═══ Dataset content ═══

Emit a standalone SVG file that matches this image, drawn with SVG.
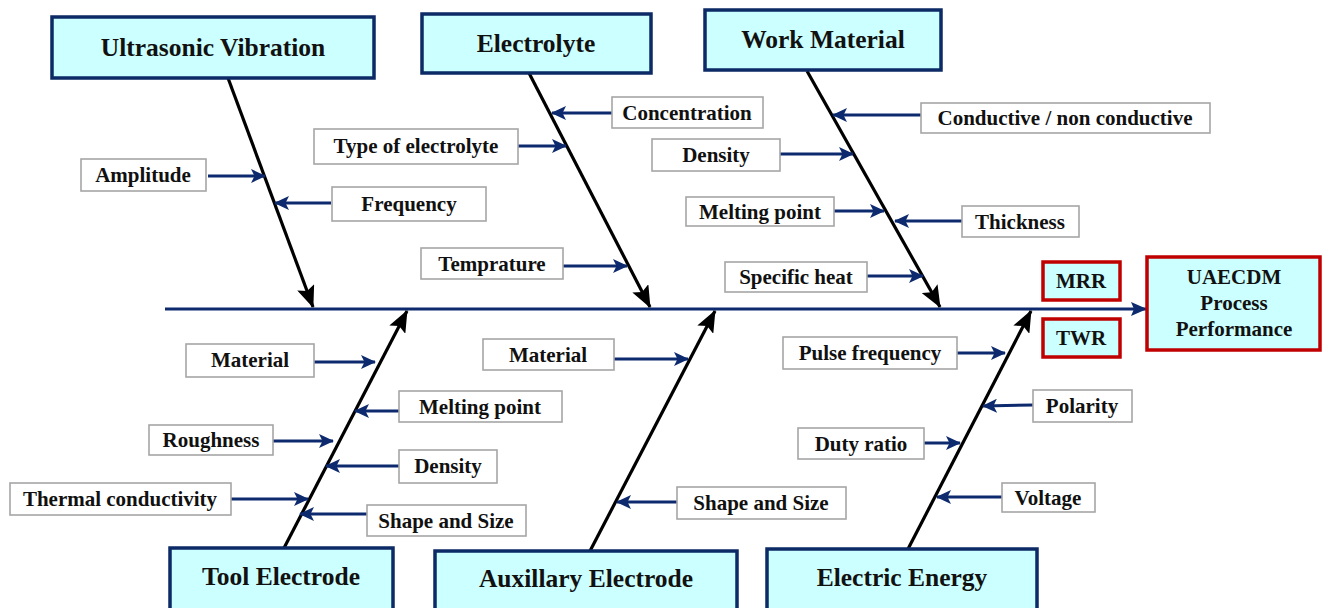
<svg xmlns="http://www.w3.org/2000/svg" width="1322" height="608" viewBox="0 0 1322 608">
<style>
.head{fill:#ccffff;stroke:#0b2a66;stroke-width:3.5}
.res{fill:#ccffff;stroke:#c00000;stroke-width:3.5}
.lab{fill:#ffffff;stroke:#a6a6a6;stroke-width:1.6}
.ht{font-family:"Liberation Serif",serif;font-weight:bold;font-size:25.5px;fill:#111;text-anchor:middle}
.lt{font-family:"Liberation Serif",serif;font-weight:bold;font-size:21px;fill:#111;text-anchor:middle}
.bone{stroke:#000;stroke-width:3.2;fill:none;marker-end:url(#big)}
.sub{stroke:#0d2a6e;stroke-width:3;fill:none;marker-end:url(#small)}
.spine{stroke:#0d2a6e;stroke-width:3;fill:none;marker-end:url(#sp)}
</style>
<defs>
<marker id="small" markerUnits="userSpaceOnUse" viewBox="0 0 15 14" markerWidth="15" markerHeight="14" refX="14" refY="7" orient="auto"><path d="M0,0 L15,7 L0,14 L3.5,7 z" fill="#0d2a6e"/></marker>
<marker id="big" markerUnits="userSpaceOnUse" viewBox="0 0 22 18" markerWidth="22" markerHeight="18" refX="21" refY="9" orient="auto"><path d="M0,0 L22,9 L0,18 L4,9 z" fill="#000"/></marker>
<marker id="sp" markerUnits="userSpaceOnUse" viewBox="0 0 16 14" markerWidth="16" markerHeight="14" refX="15" refY="7" orient="auto"><path d="M0,0 L16,7 L0,14 L3,7 z" fill="#0d2a6e"/></marker>
</defs>

<g id="connectors">
<path class="spine" d="M165,309 L1146,309"/>
<path class="bone" d="M228,78 L313,307"/>
<path class="bone" d="M529,73 L650,307"/>
<path class="bone" d="M807,71 L940,307"/>
<path class="bone" d="M284,548 L407,311"/>
<path class="bone" d="M590,551 L715,311"/>
<path class="bone" d="M908,549 L1031,311"/>
<path class="sub" d="M208,176 L265,176"/>
<path class="sub" d="M331,203 L275,203"/>
<path class="sub" d="M518,146 L566,146"/>
<path class="sub" d="M612,113 L552,113"/>
<path class="sub" d="M563,266 L627,266"/>
<path class="sub" d="M921,115 L833,115"/>
<path class="sub" d="M780,154 L853,154"/>
<path class="sub" d="M834,211 L884,211"/>
<path class="sub" d="M962,221 L895,221"/>
<path class="sub" d="M867,276 L923,276"/>
<path class="sub" d="M314,362 L375,362"/>
<path class="sub" d="M399,411 L355,411"/>
<path class="sub" d="M273,441 L333,441"/>
<path class="sub" d="M399,466 L326,466"/>
<path class="sub" d="M231,499 L308,499"/>
<path class="sub" d="M367,514 L300,514"/>
<path class="sub" d="M614,359 L688,359"/>
<path class="sub" d="M677,502 L617,502"/>
<path class="sub" d="M957,353 L1005,353"/>
<path class="sub" d="M1033,405 L983,406"/>
<path class="sub" d="M924,443 L960,443"/>
<path class="sub" d="M1002,497 L937,497"/>
</g>

<g id="ultrasonic-vibration"><rect class="head" x="52" y="17" width="322" height="61"/><text class="ht" x="213" y="56">Ultrasonic Vibration</text></g>
<g id="electrolyte"><rect class="head" x="422" y="14" width="229" height="59"/><text class="ht" x="536" y="52">Electrolyte</text></g>
<g id="work-material"><rect class="head" x="705" y="10" width="236" height="60"/><text class="ht" x="823" y="48">Work Material</text></g>
<g id="tool-electrode"><rect class="head" x="170" y="548" width="223" height="64"/><text class="ht" x="281" y="585">Tool Electrode</text></g>
<g id="auxillary-electrode"><rect class="head" x="435" y="551" width="302" height="64"/><text class="ht" x="586" y="587">Auxillary Electrode</text></g>
<g id="electric-energy"><rect class="head" x="767" y="549" width="270" height="64"/><text class="ht" x="902" y="586">Electric Energy</text></g>

<g id="uaecdm"><rect class="res" x="1147" y="257" width="173" height="93"/>
<text class="lt" x="1234" y="284">UAECDM</text><text class="lt" x="1234" y="310">Process</text><text class="lt" x="1234" y="336">Performance</text></g>
<g id="mrr"><rect class="res" x="1043" y="262" width="77" height="38"/><text class="lt" x="1081" y="288">MRR</text></g>
<g id="twr"><rect class="res" x="1043" y="319" width="77" height="38"/><text class="lt" x="1081" y="345">TWR</text></g>

<g id="amplitude"><rect class="lab" x="81" y="159" width="125" height="32"/><text class="lt" x="143" y="182">Amplitude</text></g>
<g id="frequency"><rect class="lab" x="332" y="187" width="154" height="34"/><text class="lt" x="409" y="211">Frequency</text></g>
<g id="type-of-electrolyte"><rect class="lab" x="314" y="129" width="204" height="35"/><text class="lt" x="416" y="153">Type of electrolyte</text></g>
<g id="concentration"><rect class="lab" x="612" y="97" width="151" height="31"/><text class="lt" x="687" y="120">Concentration</text></g>
<g id="temprature"><rect class="lab" x="421" y="248" width="142" height="31"/><text class="lt" x="492" y="271">Temprature</text></g>
<g id="conductive"><rect class="lab" x="921" y="103" width="289" height="30"/><text class="lt" x="1065" y="125">Conductive / non conductive</text></g>
<g id="wm-density"><rect class="lab" x="652" y="139" width="128" height="32"/><text class="lt" x="716" y="162">Density</text></g>
<g id="wm-melting-point"><rect class="lab" x="686" y="197" width="148" height="29"/><text class="lt" x="760" y="219">Melting point</text></g>
<g id="thickness"><rect class="lab" x="962" y="206" width="117" height="31"/><text class="lt" x="1020" y="229">Thickness</text></g>
<g id="specific-heat"><rect class="lab" x="725" y="262" width="142" height="30"/><text class="lt" x="796" y="284">Specific heat</text></g>

<g id="te-material"><rect class="lab" x="186" y="344" width="128" height="33"/><text class="lt" x="250" y="367">Material</text></g>
<g id="te-melting-point"><rect class="lab" x="399" y="391" width="163" height="31"/><text class="lt" x="480" y="414">Melting point</text></g>
<g id="roughness"><rect class="lab" x="149" y="425" width="124" height="30"/><text class="lt" x="211" y="447">Roughness</text></g>
<g id="te-density"><rect class="lab" x="399" y="450" width="98" height="33"/><text class="lt" x="448" y="473">Density</text></g>
<g id="thermal-conductivity"><rect class="lab" x="10" y="483" width="221" height="32"/><text class="lt" x="120" y="506">Thermal conductivity</text></g>
<g id="te-shape-size"><rect class="lab" x="367" y="505" width="159" height="31"/><text class="lt" x="446" y="528">Shape and Size</text></g>

<g id="ae-material"><rect class="lab" x="483" y="339" width="131" height="31"/><text class="lt" x="548" y="362">Material</text></g>
<g id="ae-shape-size"><rect class="lab" x="677" y="487" width="169" height="32"/><text class="lt" x="761" y="510">Shape and Size</text></g>

<g id="pulse-frequency"><rect class="lab" x="783" y="337" width="174" height="32"/><text class="lt" x="870" y="360">Pulse frequency</text></g>
<g id="polarity"><rect class="lab" x="1033" y="390" width="99" height="32"/><text class="lt" x="1082" y="413">Polarity</text></g>
<g id="duty-ratio"><rect class="lab" x="798" y="428" width="126" height="31"/><text class="lt" x="861" y="451">Duty ratio</text></g>
<g id="voltage"><rect class="lab" x="1002" y="483" width="93" height="29"/><text class="lt" x="1048" y="505">Voltage</text></g>
</svg>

═══

*Short problem:* Restate the full listing verbatim and drop every picture.

*Answer to this problem:*
Emit a standalone SVG file that matches this image, drawn with SVG.
<svg xmlns="http://www.w3.org/2000/svg" width="1322" height="608" viewBox="0 0 1322 608">
<style>
.head{fill:#ccffff;stroke:#0b2a66;stroke-width:3.5}
.res{fill:#ccffff;stroke:#c00000;stroke-width:3.5}
.lab{fill:#ffffff;stroke:#a6a6a6;stroke-width:1.6}
.ht{font-family:"Liberation Serif",serif;font-weight:bold;font-size:25.5px;fill:#111;text-anchor:middle}
.lt{font-family:"Liberation Serif",serif;font-weight:bold;font-size:21px;fill:#111;text-anchor:middle}
.bone{stroke:#000;stroke-width:3.2;fill:none;marker-end:url(#big)}
.sub{stroke:#0d2a6e;stroke-width:3;fill:none;marker-end:url(#small)}
.spine{stroke:#0d2a6e;stroke-width:3;fill:none;marker-end:url(#sp)}
</style>
<defs>
<marker id="small" markerUnits="userSpaceOnUse" viewBox="0 0 15 14" markerWidth="15" markerHeight="14" refX="14" refY="7" orient="auto"><path d="M0,0 L15,7 L0,14 L3.5,7 z" fill="#0d2a6e"/></marker>
<marker id="big" markerUnits="userSpaceOnUse" viewBox="0 0 22 18" markerWidth="22" markerHeight="18" refX="21" refY="9" orient="auto"><path d="M0,0 L22,9 L0,18 L4,9 z" fill="#000"/></marker>
<marker id="sp" markerUnits="userSpaceOnUse" viewBox="0 0 16 14" markerWidth="16" markerHeight="14" refX="15" refY="7" orient="auto"><path d="M0,0 L16,7 L0,14 L3,7 z" fill="#0d2a6e"/></marker>
</defs>

<g id="connectors">
<path class="spine" d="M165,309 L1146,309"/>
<path class="bone" d="M228,78 L313,307"/>
<path class="bone" d="M529,73 L650,307"/>
<path class="bone" d="M807,71 L940,307"/>
<path class="bone" d="M284,548 L407,311"/>
<path class="bone" d="M590,551 L715,311"/>
<path class="bone" d="M908,549 L1031,311"/>
<path class="sub" d="M208,176 L265,176"/>
<path class="sub" d="M331,203 L275,203"/>
<path class="sub" d="M518,146 L566,146"/>
<path class="sub" d="M612,113 L552,113"/>
<path class="sub" d="M563,266 L627,266"/>
<path class="sub" d="M921,115 L833,115"/>
<path class="sub" d="M780,154 L853,154"/>
<path class="sub" d="M834,211 L884,211"/>
<path class="sub" d="M962,221 L895,221"/>
<path class="sub" d="M867,276 L923,276"/>
<path class="sub" d="M314,362 L375,362"/>
<path class="sub" d="M399,411 L355,411"/>
<path class="sub" d="M273,441 L333,441"/>
<path class="sub" d="M399,466 L326,466"/>
<path class="sub" d="M231,499 L308,499"/>
<path class="sub" d="M367,514 L300,514"/>
<path class="sub" d="M614,359 L688,359"/>
<path class="sub" d="M677,502 L617,502"/>
<path class="sub" d="M957,353 L1005,353"/>
<path class="sub" d="M1033,405 L983,406"/>
<path class="sub" d="M924,443 L960,443"/>
<path class="sub" d="M1002,497 L937,497"/>
</g>

<g id="ultrasonic-vibration"><rect class="head" x="52" y="17" width="322" height="61"/><text class="ht" x="213" y="56">Ultrasonic Vibration</text></g>
<g id="electrolyte"><rect class="head" x="422" y="14" width="229" height="59"/><text class="ht" x="536" y="52">Electrolyte</text></g>
<g id="work-material"><rect class="head" x="705" y="10" width="236" height="60"/><text class="ht" x="823" y="48">Work Material</text></g>
<g id="tool-electrode"><rect class="head" x="170" y="548" width="223" height="64"/><text class="ht" x="281" y="585">Tool Electrode</text></g>
<g id="auxillary-electrode"><rect class="head" x="435" y="551" width="302" height="64"/><text class="ht" x="586" y="587">Auxillary Electrode</text></g>
<g id="electric-energy"><rect class="head" x="767" y="549" width="270" height="64"/><text class="ht" x="902" y="586">Electric Energy</text></g>

<g id="uaecdm"><rect class="res" x="1147" y="257" width="173" height="93"/>
<text class="lt" x="1234" y="284">UAECDM</text><text class="lt" x="1234" y="310">Process</text><text class="lt" x="1234" y="336">Performance</text></g>
<g id="mrr"><rect class="res" x="1043" y="262" width="77" height="38"/><text class="lt" x="1081" y="288">MRR</text></g>
<g id="twr"><rect class="res" x="1043" y="319" width="77" height="38"/><text class="lt" x="1081" y="345">TWR</text></g>

<g id="amplitude"><rect class="lab" x="81" y="159" width="125" height="32"/><text class="lt" x="143" y="182">Amplitude</text></g>
<g id="frequency"><rect class="lab" x="332" y="187" width="154" height="34"/><text class="lt" x="409" y="211">Frequency</text></g>
<g id="type-of-electrolyte"><rect class="lab" x="314" y="129" width="204" height="35"/><text class="lt" x="416" y="153">Type of electrolyte</text></g>
<g id="concentration"><rect class="lab" x="612" y="97" width="151" height="31"/><text class="lt" x="687" y="120">Concentration</text></g>
<g id="temprature"><rect class="lab" x="421" y="248" width="142" height="31"/><text class="lt" x="492" y="271">Temprature</text></g>
<g id="conductive"><rect class="lab" x="921" y="103" width="289" height="30"/><text class="lt" x="1065" y="125">Conductive / non conductive</text></g>
<g id="wm-density"><rect class="lab" x="652" y="139" width="128" height="32"/><text class="lt" x="716" y="162">Density</text></g>
<g id="wm-melting-point"><rect class="lab" x="686" y="197" width="148" height="29"/><text class="lt" x="760" y="219">Melting point</text></g>
<g id="thickness"><rect class="lab" x="962" y="206" width="117" height="31"/><text class="lt" x="1020" y="229">Thickness</text></g>
<g id="specific-heat"><rect class="lab" x="725" y="262" width="142" height="30"/><text class="lt" x="796" y="284">Specific heat</text></g>

<g id="te-material"><rect class="lab" x="186" y="344" width="128" height="33"/><text class="lt" x="250" y="367">Material</text></g>
<g id="te-melting-point"><rect class="lab" x="399" y="391" width="163" height="31"/><text class="lt" x="480" y="414">Melting point</text></g>
<g id="roughness"><rect class="lab" x="149" y="425" width="124" height="30"/><text class="lt" x="211" y="447">Roughness</text></g>
<g id="te-density"><rect class="lab" x="399" y="450" width="98" height="33"/><text class="lt" x="448" y="473">Density</text></g>
<g id="thermal-conductivity"><rect class="lab" x="10" y="483" width="221" height="32"/><text class="lt" x="120" y="506">Thermal conductivity</text></g>
<g id="te-shape-size"><rect class="lab" x="367" y="505" width="159" height="31"/><text class="lt" x="446" y="528">Shape and Size</text></g>

<g id="ae-material"><rect class="lab" x="483" y="339" width="131" height="31"/><text class="lt" x="548" y="362">Material</text></g>
<g id="ae-shape-size"><rect class="lab" x="677" y="487" width="169" height="32"/><text class="lt" x="761" y="510">Shape and Size</text></g>

<g id="pulse-frequency"><rect class="lab" x="783" y="337" width="174" height="32"/><text class="lt" x="870" y="360">Pulse frequency</text></g>
<g id="polarity"><rect class="lab" x="1033" y="390" width="99" height="32"/><text class="lt" x="1082" y="413">Polarity</text></g>
<g id="duty-ratio"><rect class="lab" x="798" y="428" width="126" height="31"/><text class="lt" x="861" y="451">Duty ratio</text></g>
<g id="voltage"><rect class="lab" x="1002" y="483" width="93" height="29"/><text class="lt" x="1048" y="505">Voltage</text></g>
</svg>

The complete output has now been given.